What causes water to boil over


What are the mechanics of water boiling over? How can you stop it from happening? Is it more likely to happen with certain ingredients? Which? How does the amount of water effect the likelihood of water boiling over? What role does burner temperature have? Will it only occur during a rolling boil?

This is brought up by this comment by MeltedPez in one of the cooking pasta questions:

The only other argument for using more
water is that less water is more
likely to cause the pot to boil over.
Basically the starch in the pasta
makes it easier for the water to form
bubbles that collect and spill over
when not paying attention. I've found
that with a very low pasta to water
ratio can end in a messy kitchen.

This seems very counter intuitive to me initially, as I feel less water should make it harder to boil over the edges.

Best Answer

Adding a starchy substance such as rice or noodles to boiling water increases the surface tension of the water. When it's just plain water boiling the surface tension of the water can't hold back the force of the steam rising and the bubbles burst. Starches increase this surface tension making the bubbles more elastic/pliable (essentially creating a foam), thus requiring more force for them to burst. This makes the bubbles last longer which allows them to build up and eventually boil over.

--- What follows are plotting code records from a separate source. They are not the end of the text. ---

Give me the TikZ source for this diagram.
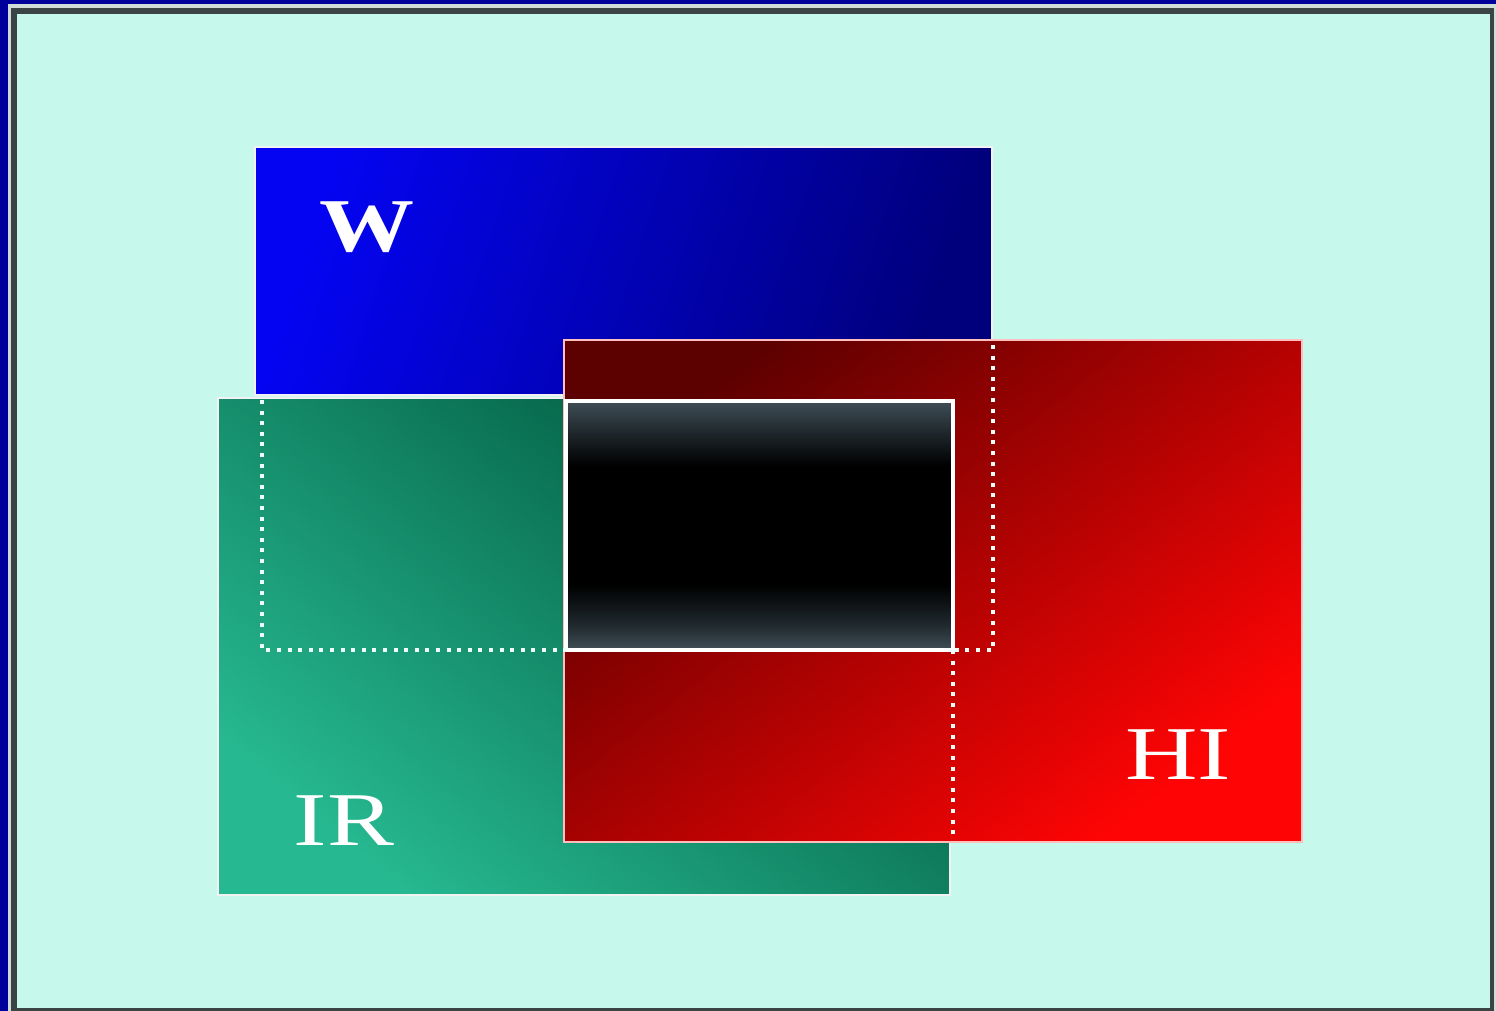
\documentclass[tikz,border=0pt]{standalone}
\usepackage{fontspec}
\setmainfont{Liberation Serif}
\usepackage{graphicx}

\definecolor{navyframe}{HTML}{00009A}
\definecolor{framelight}{HTML}{D0DCD8}
\definecolor{framedark}{HTML}{3A4444}
\definecolor{mint}{HTML}{C6F8EC}
\definecolor{blueA}{HTML}{0404F2}
\definecolor{blueB}{HTML}{00007C}
\definecolor{greenA}{HTML}{26B890}
\definecolor{greenM}{HTML}{148E6E}
\definecolor{greenB}{HTML}{00563C}
\definecolor{redA}{HTML}{5C0000}
\definecolor{redM}{HTML}{CC0000}
\definecolor{redB}{HTML}{FF0404}
\definecolor{bandedge}{HTML}{404E56}
\definecolor{bandlow}{HTML}{20292E}
\definecolor{dotwhite}{HTML}{EEFFFA}

% vertical band: slate at the rims, black through the middle
\pgfdeclareverticalshading{darkband}{100bp}{%
  color(0bp)=(bandedge); color(25bp)=(bandedge); color(30bp)=(bandlow);
  color(38bp)=(black); color(62bp)=(black); color(69bp)=(bandlow);
  color(75bp)=(bandedge); color(100bp)=(bandedge)}

\tikzset{
  panel/.style={draw=white!90!gray, line width=1pt},
  dotline/.style={draw=dotwhite, line width=2.2pt, dash pattern=on 2pt off 3.3pt},
  letter/.style={text=white, inner sep=0pt, anchor=base,
    font=\fontsize{38}{40}\selectfont}
}

\begin{document}
\begin{tikzpicture}[x=0.5pt, y=-0.5pt]
  \useasboundingbox (0,0) rectangle (1496,1011);

  % frame and backdrop
  \fill[navyframe] (0,0) rectangle (1496,1011);
  \fill[framelight] (8,4) rectangle (1496,1011);
  \fill[framedark] (11,8) rectangle (1494,1011);
  \fill[mint] (17,14) rectangle (1490,1008);

  % corners of the panels
  \coordinate (wNW) at (255,147);  \coordinate (wSE) at (992,395);
  \coordinate (irNW) at (218,398); \coordinate (irSE) at (950,895);
  \coordinate (hiNW) at (564,340); \coordinate (hiSE) at (1302,842);
  \coordinate (cNW) at (566,401);  \coordinate (cSE) at (953,650);

  % W panel
  \shade[panel, shading=axis, top color=blueA, middle color=blueA!80!blueB,
         bottom color=blueB, shading angle=72] (wNW) rectangle (wSE);
  % IR panel
  \shade[panel, shading=axis, top color=greenB, middle color=greenM,
         bottom color=greenA, shading angle=-40] (irNW) rectangle (irSE);
  % HI panel
  \shade[draw=red!25!white, line width=1pt, shading=axis, top color=redA,
         middle color=redM, bottom color=redB, shading angle=38]
         (hiNW) rectangle (hiSE);
  % common core
  \shade[draw=white, line width=1.6pt, shading=darkband] (cNW) rectangle (cSE);

  % dotted outlines
  \coordinate (d1) at (262,400); \coordinate (d2) at (262,650);
  \coordinate (d3) at (566,650);
  \coordinate (d4) at (993,345); \coordinate (d5) at (993,650);
  \coordinate (d6) at (953,650); \coordinate (d7) at (953,840);
  \draw[dotline] (d1) -- (d2) -- (d3);
  \draw[dotline] (d4) -- (d5) -- (d6);
  \draw[dotline] (d6) -- (d7);

  % labels
  \node[letter] (lw) at (367,252) {\scalebox{1.25}[1]{\bfseries W}};
  \node[letter] (lir) at (344,845) {\scalebox{1.32}[1]{IR}};
  \node[letter] (lhi) at (1178,779) {\scalebox{1.32}[1]{HI}};
\end{tikzpicture}
\end{document}
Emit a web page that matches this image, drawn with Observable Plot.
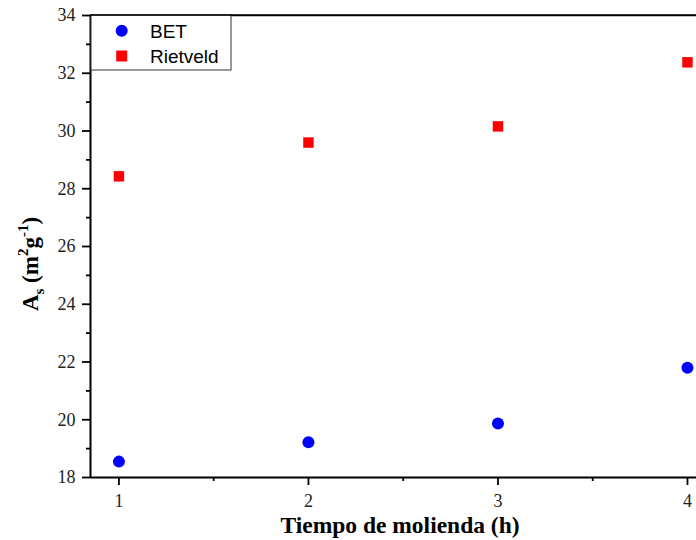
<!DOCTYPE html>
<html><head><meta charset="utf-8">
<script src="https://cdn.jsdelivr.net/npm/d3@7"></script>
<script src="https://cdn.jsdelivr.net/npm/@observablehq/plot@0.6"></script>
<style>
body{margin:0;background:#fff;}
#chart{width:696px;height:540px;overflow:hidden;position:relative;background:#fff;}
#chart svg{overflow:hidden;}
</style></head><body><div id="chart"></div>
<script>
const hours = [1, 2, 3, 4];
const betValues = [18.55, 19.22, 19.87, 21.80];
const rietveldValues = [28.43, 29.60, 30.16, 32.38];
const xTicks = [1, 2, 3, 4];
const xMinorTicks = [1.5, 2.5, 3.5];
const yTicks = [18, 20, 22, 24, 26, 28, 30, 32, 34];
const yMinorTicks = [19, 21, 23, 25, 27, 29, 31, 33];
const xDomain = [0.85, 4.15];
const yDomain = [18, 34];
const seriesNames = ["BET", "Rietveld"];
const seriesColors = ["#0000ff", "#ff0000"];
const xLabel = "Tiempo de molienda (h)";

const bet = hours.map((h, i) => ({h, v: betValues[i]}));
const riet = hours.map((h, i) => ({h, v: rietveldValues[i]}));

const serif = "'Liberation Serif', 'Times New Roman', serif";
const sans = "'Liberation Sans', Arial, sans-serif";

const plot = Plot.plot({
  width: 696, height: 540,
  marginLeft: 90, marginTop: 15, marginBottom: 63, marginRight: 0,
  style: {fontFamily: serif, fontSize: "18px", color: "#000", background: "#fff"},
  x: {domain: xDomain, range: [90, 715.4]},
  y: {domain: yDomain, range: [477, 15]},
  marks: [
    Plot.ruleY([yDomain[1]], {x1: xDomain[0], x2: xDomain[1], stroke: "#000", strokeWidth: 1.5}),
    Plot.axisX({ticks: xMinorTicks, tickSize: 4, tickFormat: () => "", strokeWidth: 1.8, label: null}),
    Plot.axisX({ticks: xTicks, tickSize: 8, tickPadding: 9, tickFormat: d => String(d), strokeWidth: 1.8, label: null, fill: "#222"}),
    Plot.axisY({ticks: yMinorTicks, tickSize: 4, tickFormat: () => "", strokeWidth: 1.8, label: null}),
    Plot.axisY({ticks: yTicks, tickSize: 8, tickPadding: 7, tickFormat: d => String(d), strokeWidth: 1.8, label: null, fill: "#222"}),
    Plot.ruleY([yDomain[0]], {x1: xDomain[0], x2: xDomain[1], stroke: "#000", strokeWidth: 2}),
    Plot.ruleX([xDomain[0]], {y1: yDomain[0], y2: yDomain[1], stroke: "#000", strokeWidth: 2}),
    Plot.dot(bet, {x: "h", y: "v", r: 6, fill: seriesColors[0], stroke: null, symbol: "circle"}),
    Plot.dot(riet, {x: "h", y: "v", r: 5.9, fill: seriesColors[1], stroke: null, symbol: "square"})
  ]
});
document.getElementById("chart").appendChild(plot);

const svg = d3.select(plot);

// x axis label
svg.append("text")
  .attr("x", 400).attr("y", 533)
  .attr("text-anchor", "middle")
  .attr("font-family", serif).attr("font-weight", "bold").attr("font-size", 23.5)
  .attr("fill", "#000")
  .text(xLabel);

// y axis label with sub/superscripts
const yl = svg.append("text")
  .attr("transform", "translate(38,264) rotate(-90)")
  .attr("text-anchor", "middle")
  .attr("font-family", serif).attr("font-weight", "bold").attr("font-size", 23)
  .attr("fill", "#000");
yl.append("tspan").text("A");
yl.append("tspan").attr("font-size", 15).attr("dy", 6).text("s");
yl.append("tspan").attr("dy", -6).text(" (m");
yl.append("tspan").attr("font-size", 15).attr("dy", -10).text("2");
yl.append("tspan").attr("dy", 10).text("g");
yl.append("tspan").attr("font-size", 15).attr("dy", -10).text("-1");
yl.append("tspan").attr("dy", 10).text(")");

// legend
const lg = svg.append("g").attr("text-anchor", "start");
lg.append("rect").attr("x", 91).attr("y", 15).attr("width", 140).attr("height", 55)
  .attr("fill", "#fff").attr("stroke", "#333").attr("stroke-width", 1);
lg.append("circle").attr("cx", 121.7).attr("cy", 30.7).attr("r", 6).attr("fill", seriesColors[0]);
lg.append("rect").attr("x", 116.2).attr("y", 50.5).attr("width", 11).attr("height", 11).attr("fill", seriesColors[1]);
lg.append("text").attr("x", 150).attr("y", 37.7).attr("text-anchor", "start").attr("font-family", sans).attr("font-size", 19).attr("fill", "#000").text(seriesNames[0]);
lg.append("text").attr("x", 150).attr("y", 62.7).attr("text-anchor", "start").attr("font-family", sans).attr("font-size", 19).attr("fill", "#000").text(seriesNames[1]);
// redraw top frame line over legend edge
svg.append("line").attr("x1", 90).attr("x2", 696).attr("y1", 15).attr("y2", 15).attr("stroke", "#000").attr("stroke-width", 1.5);
</script>
</body></html>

It's more likely to occur with anything starchy like rice and pasta.

A lower temperature should help to control a boil over as it will allow the water to cool somewhat and slow the boil.

I'd assume that, from your quoted text, that if you use less water you're still imparting the same amount of starch making a thicker solution. More water would dilute this and bring it closer to normal water. In my own experience, small amounts of water allow lots of bubbles to form but nothing really boils over, it just splatters a bit. But reducing temperature and tilting the lid to let some air in has helped me in the past.